## Begin Extracted data

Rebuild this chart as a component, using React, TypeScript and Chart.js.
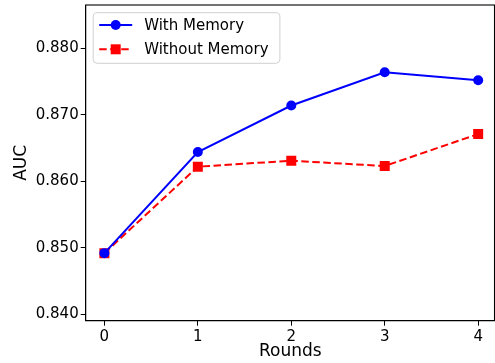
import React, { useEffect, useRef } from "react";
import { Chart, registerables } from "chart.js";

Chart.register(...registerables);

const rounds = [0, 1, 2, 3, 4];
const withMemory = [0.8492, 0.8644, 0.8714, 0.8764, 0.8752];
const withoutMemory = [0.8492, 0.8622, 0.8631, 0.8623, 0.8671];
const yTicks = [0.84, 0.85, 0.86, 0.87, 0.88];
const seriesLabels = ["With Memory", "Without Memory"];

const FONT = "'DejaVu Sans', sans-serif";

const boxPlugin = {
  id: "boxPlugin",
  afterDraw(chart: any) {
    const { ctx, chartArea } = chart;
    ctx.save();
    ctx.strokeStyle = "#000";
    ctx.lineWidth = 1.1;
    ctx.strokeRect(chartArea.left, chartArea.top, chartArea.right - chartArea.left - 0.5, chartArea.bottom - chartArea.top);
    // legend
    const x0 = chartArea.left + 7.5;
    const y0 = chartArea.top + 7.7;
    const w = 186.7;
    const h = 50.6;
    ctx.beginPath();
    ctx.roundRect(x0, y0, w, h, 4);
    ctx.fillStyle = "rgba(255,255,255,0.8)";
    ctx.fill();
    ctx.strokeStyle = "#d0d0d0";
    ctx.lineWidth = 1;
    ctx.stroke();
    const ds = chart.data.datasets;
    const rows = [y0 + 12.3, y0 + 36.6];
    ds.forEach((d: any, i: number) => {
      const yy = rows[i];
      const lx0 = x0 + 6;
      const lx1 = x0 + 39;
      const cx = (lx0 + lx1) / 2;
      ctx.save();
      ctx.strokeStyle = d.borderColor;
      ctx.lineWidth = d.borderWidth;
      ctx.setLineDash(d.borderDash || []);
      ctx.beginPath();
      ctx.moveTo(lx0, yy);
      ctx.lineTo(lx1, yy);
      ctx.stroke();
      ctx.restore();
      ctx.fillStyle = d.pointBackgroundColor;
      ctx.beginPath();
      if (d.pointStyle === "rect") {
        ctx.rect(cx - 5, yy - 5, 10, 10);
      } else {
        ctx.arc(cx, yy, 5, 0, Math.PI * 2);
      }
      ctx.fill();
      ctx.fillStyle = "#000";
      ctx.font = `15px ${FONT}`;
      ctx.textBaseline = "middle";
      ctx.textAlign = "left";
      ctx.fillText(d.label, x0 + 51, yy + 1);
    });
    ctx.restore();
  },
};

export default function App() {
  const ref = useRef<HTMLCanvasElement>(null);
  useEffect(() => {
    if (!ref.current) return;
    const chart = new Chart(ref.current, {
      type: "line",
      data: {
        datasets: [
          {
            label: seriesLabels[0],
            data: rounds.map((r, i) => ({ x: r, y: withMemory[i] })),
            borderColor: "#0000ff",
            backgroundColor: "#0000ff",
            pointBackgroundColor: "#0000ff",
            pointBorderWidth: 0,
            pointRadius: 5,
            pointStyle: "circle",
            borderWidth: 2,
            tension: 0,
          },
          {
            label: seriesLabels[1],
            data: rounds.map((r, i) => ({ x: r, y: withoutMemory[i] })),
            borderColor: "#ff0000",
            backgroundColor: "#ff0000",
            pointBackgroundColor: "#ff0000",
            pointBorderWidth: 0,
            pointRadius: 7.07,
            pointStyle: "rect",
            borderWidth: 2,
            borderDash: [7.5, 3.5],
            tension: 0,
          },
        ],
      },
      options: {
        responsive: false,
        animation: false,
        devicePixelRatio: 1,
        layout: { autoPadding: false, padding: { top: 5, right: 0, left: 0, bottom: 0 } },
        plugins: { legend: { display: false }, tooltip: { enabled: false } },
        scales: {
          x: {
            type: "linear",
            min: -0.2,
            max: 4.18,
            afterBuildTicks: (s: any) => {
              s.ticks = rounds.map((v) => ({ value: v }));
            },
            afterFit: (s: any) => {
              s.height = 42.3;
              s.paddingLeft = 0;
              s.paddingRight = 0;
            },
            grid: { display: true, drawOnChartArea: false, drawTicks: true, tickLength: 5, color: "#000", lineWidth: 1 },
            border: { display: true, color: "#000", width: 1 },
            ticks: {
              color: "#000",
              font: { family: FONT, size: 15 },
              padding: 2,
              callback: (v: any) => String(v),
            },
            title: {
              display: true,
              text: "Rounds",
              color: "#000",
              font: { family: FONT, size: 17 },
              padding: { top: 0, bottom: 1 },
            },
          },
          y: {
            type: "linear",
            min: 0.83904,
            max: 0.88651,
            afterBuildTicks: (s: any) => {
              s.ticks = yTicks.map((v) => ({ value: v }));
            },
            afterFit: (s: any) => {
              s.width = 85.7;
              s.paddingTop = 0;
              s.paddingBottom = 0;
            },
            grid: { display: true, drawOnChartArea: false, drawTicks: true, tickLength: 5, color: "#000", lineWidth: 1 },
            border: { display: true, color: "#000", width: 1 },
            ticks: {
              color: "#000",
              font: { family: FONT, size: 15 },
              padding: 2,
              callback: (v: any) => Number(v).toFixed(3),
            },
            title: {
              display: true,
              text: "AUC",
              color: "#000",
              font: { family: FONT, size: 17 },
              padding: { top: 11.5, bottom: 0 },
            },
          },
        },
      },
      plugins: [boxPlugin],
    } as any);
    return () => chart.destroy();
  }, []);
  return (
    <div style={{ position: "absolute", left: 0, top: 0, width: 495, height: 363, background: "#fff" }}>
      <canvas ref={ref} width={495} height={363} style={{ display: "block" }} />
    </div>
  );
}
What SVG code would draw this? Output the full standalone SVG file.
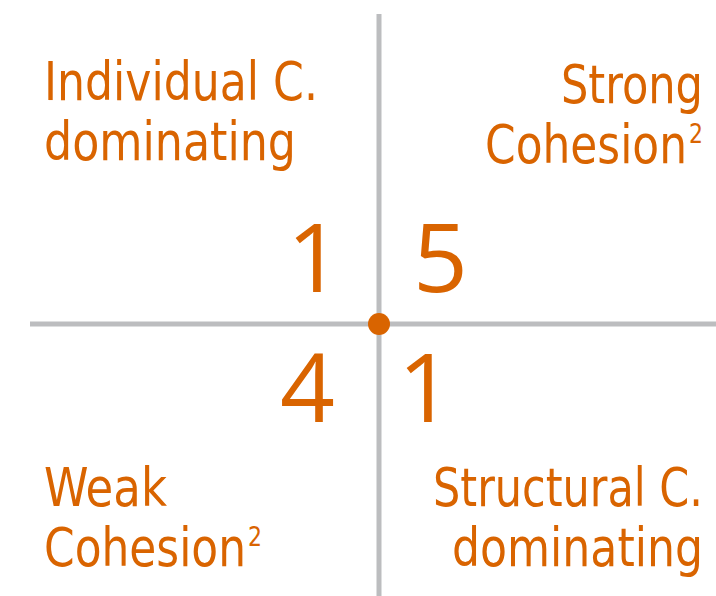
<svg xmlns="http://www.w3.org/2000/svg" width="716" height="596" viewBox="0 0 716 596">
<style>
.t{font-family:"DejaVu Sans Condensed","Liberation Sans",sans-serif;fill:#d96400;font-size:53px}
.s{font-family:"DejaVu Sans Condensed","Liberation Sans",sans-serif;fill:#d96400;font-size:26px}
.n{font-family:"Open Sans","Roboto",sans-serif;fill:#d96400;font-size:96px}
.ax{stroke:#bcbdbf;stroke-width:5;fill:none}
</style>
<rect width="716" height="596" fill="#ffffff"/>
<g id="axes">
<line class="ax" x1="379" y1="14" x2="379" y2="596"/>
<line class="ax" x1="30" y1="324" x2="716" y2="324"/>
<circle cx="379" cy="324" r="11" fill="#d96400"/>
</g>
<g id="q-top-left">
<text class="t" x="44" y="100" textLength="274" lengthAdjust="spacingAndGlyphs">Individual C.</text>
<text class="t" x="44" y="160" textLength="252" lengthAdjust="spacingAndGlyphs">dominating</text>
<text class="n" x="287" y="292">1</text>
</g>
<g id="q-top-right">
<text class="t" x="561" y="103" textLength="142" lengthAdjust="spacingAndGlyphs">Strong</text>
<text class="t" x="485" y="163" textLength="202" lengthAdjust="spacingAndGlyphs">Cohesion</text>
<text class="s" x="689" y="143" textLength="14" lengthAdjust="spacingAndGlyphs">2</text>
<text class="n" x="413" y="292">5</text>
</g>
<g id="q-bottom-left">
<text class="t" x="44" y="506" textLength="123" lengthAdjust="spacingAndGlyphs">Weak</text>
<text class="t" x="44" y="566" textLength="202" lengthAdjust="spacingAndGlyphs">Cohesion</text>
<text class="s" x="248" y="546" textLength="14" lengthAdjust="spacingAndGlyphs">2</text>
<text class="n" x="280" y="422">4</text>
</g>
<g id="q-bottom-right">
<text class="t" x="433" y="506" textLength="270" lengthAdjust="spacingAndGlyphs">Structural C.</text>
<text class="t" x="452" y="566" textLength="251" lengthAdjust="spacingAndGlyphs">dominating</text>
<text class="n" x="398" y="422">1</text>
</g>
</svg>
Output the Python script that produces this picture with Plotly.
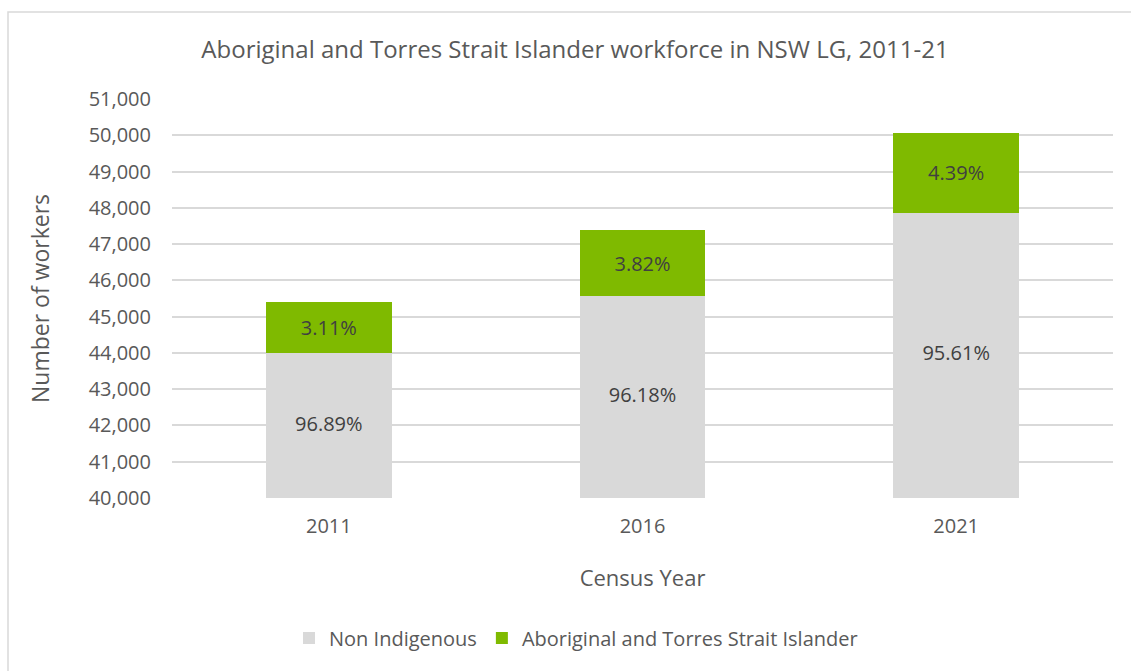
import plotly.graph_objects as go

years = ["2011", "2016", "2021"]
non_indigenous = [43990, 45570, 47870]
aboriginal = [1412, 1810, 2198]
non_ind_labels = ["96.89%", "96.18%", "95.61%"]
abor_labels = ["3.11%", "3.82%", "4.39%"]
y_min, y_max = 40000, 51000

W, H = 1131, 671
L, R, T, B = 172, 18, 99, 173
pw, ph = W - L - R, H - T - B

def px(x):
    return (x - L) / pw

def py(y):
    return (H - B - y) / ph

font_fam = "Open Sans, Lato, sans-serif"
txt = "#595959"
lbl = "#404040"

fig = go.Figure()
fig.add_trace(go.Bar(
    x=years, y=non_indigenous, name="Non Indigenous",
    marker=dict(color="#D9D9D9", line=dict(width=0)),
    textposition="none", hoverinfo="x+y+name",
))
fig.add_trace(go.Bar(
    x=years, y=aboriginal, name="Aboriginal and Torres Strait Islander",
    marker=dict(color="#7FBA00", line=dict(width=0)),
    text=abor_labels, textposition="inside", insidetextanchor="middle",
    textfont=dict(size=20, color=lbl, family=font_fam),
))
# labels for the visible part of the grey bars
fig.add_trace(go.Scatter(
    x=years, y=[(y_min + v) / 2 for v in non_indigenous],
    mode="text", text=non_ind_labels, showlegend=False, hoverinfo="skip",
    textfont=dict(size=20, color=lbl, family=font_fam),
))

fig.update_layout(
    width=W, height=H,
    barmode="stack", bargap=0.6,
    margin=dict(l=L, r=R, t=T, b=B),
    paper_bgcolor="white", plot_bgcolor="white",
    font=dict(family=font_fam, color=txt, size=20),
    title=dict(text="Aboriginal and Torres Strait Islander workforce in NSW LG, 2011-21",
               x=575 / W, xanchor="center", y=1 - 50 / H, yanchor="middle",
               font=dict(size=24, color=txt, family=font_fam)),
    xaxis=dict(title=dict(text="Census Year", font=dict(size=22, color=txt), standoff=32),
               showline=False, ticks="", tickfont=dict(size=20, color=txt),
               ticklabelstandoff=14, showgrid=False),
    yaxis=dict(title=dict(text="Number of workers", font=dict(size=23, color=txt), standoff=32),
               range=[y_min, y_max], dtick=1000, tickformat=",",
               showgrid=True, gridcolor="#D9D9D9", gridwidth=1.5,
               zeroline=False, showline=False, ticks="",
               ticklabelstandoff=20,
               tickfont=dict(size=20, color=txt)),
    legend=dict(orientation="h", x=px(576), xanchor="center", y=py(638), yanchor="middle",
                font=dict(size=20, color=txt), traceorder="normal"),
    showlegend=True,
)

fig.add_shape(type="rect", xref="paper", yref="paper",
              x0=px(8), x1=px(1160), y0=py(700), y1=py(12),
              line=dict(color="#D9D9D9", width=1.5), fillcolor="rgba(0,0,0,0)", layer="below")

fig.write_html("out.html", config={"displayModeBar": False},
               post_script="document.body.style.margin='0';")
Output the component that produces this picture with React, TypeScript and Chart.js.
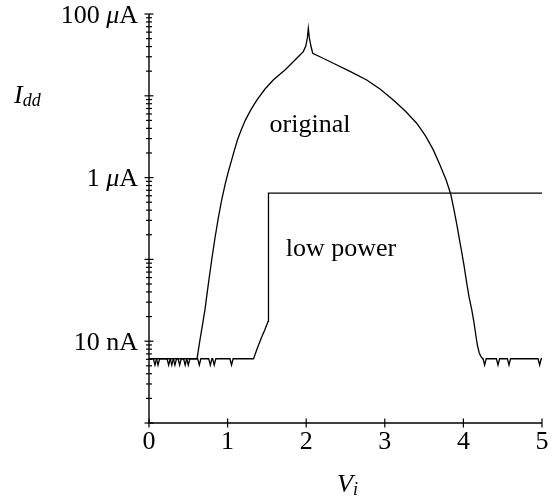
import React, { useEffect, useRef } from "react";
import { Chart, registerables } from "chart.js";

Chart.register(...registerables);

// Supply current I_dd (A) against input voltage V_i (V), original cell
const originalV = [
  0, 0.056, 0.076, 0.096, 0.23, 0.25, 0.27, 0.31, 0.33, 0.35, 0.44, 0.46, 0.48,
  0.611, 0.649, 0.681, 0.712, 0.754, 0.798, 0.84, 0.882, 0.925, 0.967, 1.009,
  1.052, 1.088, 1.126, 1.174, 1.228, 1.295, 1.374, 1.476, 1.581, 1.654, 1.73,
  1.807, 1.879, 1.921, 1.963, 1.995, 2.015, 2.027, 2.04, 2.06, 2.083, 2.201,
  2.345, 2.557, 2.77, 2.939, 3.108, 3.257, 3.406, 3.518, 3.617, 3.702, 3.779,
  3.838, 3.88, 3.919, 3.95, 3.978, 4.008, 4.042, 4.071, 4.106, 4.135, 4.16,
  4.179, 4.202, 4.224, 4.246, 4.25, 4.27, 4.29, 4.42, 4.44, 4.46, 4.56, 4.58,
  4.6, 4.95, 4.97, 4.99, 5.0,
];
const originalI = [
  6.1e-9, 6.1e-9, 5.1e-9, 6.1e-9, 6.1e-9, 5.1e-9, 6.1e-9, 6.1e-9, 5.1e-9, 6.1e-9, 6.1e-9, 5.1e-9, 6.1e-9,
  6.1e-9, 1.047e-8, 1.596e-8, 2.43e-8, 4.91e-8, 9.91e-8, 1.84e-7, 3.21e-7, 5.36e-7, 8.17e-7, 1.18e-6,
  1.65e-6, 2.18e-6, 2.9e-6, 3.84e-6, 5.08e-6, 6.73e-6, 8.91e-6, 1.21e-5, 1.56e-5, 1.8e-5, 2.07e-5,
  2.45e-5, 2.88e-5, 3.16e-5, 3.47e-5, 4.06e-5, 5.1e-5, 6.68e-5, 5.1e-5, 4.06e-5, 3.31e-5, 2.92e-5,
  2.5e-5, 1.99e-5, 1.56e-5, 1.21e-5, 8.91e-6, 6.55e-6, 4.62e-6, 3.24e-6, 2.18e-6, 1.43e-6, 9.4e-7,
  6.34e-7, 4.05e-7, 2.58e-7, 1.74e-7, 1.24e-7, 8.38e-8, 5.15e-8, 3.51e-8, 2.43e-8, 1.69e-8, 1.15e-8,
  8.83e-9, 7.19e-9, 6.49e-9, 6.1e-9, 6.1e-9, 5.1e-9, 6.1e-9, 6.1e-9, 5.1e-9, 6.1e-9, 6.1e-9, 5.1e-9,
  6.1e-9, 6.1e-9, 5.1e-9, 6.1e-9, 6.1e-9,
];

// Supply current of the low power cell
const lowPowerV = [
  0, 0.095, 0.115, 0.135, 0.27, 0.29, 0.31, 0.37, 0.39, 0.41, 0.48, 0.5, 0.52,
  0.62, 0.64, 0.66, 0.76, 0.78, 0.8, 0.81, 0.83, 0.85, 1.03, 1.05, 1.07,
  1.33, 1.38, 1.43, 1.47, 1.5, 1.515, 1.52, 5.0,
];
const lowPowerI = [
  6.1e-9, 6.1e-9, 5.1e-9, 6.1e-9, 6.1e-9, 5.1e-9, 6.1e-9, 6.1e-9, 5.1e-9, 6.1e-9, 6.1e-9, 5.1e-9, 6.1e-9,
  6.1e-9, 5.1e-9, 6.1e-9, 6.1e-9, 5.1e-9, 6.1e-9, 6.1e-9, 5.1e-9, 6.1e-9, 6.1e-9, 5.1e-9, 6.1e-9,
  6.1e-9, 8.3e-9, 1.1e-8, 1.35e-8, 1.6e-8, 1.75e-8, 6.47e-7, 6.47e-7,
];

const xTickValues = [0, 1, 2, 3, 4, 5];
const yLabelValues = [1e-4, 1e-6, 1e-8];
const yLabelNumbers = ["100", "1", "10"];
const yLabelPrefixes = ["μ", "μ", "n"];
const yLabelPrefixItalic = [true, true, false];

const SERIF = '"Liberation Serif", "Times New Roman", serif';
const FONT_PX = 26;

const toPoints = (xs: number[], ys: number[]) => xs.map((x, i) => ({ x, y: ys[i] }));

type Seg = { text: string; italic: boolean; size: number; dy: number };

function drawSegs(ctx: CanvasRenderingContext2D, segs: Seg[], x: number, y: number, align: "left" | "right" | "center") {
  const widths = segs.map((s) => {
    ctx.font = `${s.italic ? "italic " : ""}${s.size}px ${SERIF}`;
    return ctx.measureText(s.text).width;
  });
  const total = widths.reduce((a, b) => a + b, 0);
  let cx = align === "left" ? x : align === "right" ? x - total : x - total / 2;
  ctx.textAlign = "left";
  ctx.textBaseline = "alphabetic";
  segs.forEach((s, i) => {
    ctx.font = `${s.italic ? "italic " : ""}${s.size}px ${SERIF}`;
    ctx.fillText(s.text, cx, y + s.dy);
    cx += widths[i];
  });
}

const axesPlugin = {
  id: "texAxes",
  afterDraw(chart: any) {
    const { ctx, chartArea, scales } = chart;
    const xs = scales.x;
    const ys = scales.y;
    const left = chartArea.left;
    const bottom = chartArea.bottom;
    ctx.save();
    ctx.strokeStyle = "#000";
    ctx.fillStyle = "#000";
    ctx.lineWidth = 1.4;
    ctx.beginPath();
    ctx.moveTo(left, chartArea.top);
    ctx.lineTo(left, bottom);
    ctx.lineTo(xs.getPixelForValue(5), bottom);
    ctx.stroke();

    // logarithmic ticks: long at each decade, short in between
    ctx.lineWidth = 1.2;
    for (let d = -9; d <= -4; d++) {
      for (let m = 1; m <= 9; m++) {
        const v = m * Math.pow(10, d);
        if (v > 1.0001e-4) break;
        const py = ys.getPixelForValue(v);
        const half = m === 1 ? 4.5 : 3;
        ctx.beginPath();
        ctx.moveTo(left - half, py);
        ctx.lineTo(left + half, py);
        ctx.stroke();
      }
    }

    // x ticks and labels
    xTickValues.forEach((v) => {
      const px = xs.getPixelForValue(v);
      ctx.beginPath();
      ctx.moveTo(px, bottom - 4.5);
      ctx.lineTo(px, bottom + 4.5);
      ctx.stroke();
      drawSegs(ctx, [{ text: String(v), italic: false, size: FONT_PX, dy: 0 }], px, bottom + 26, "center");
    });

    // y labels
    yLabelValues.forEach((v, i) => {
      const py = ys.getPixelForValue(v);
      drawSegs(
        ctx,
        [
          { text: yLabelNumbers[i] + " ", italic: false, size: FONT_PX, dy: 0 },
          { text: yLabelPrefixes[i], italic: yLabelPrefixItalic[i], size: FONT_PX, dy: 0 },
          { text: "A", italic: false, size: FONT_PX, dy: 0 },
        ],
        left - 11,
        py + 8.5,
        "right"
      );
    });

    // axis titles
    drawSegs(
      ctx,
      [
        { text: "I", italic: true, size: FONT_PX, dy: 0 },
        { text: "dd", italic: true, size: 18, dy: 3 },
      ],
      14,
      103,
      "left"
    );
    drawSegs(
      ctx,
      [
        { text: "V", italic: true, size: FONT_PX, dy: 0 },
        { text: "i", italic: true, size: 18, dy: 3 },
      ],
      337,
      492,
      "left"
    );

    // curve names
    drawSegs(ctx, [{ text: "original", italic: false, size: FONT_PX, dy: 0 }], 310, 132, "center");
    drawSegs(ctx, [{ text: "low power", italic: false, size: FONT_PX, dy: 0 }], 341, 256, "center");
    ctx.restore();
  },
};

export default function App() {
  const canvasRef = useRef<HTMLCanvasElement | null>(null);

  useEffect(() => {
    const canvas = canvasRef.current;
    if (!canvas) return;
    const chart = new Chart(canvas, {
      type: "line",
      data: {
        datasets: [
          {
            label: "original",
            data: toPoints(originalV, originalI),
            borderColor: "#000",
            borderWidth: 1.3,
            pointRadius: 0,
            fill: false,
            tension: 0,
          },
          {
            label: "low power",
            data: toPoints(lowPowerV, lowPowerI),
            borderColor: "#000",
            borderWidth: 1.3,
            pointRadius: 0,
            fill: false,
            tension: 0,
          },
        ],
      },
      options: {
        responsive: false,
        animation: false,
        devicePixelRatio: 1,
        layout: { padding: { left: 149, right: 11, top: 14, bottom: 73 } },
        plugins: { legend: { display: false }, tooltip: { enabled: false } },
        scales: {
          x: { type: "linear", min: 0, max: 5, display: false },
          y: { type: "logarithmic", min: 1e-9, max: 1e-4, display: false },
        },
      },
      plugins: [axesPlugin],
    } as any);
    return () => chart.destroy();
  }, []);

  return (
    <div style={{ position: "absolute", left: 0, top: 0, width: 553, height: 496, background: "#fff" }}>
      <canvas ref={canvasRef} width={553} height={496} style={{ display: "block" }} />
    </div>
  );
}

## End Extracted data

- Short problem: Extract all lines from the data in which "that" is found.

- Task solution:
Output the Python script that produces this picture with Plotly.
Output the component that produces this picture with React, TypeScript and Chart.js.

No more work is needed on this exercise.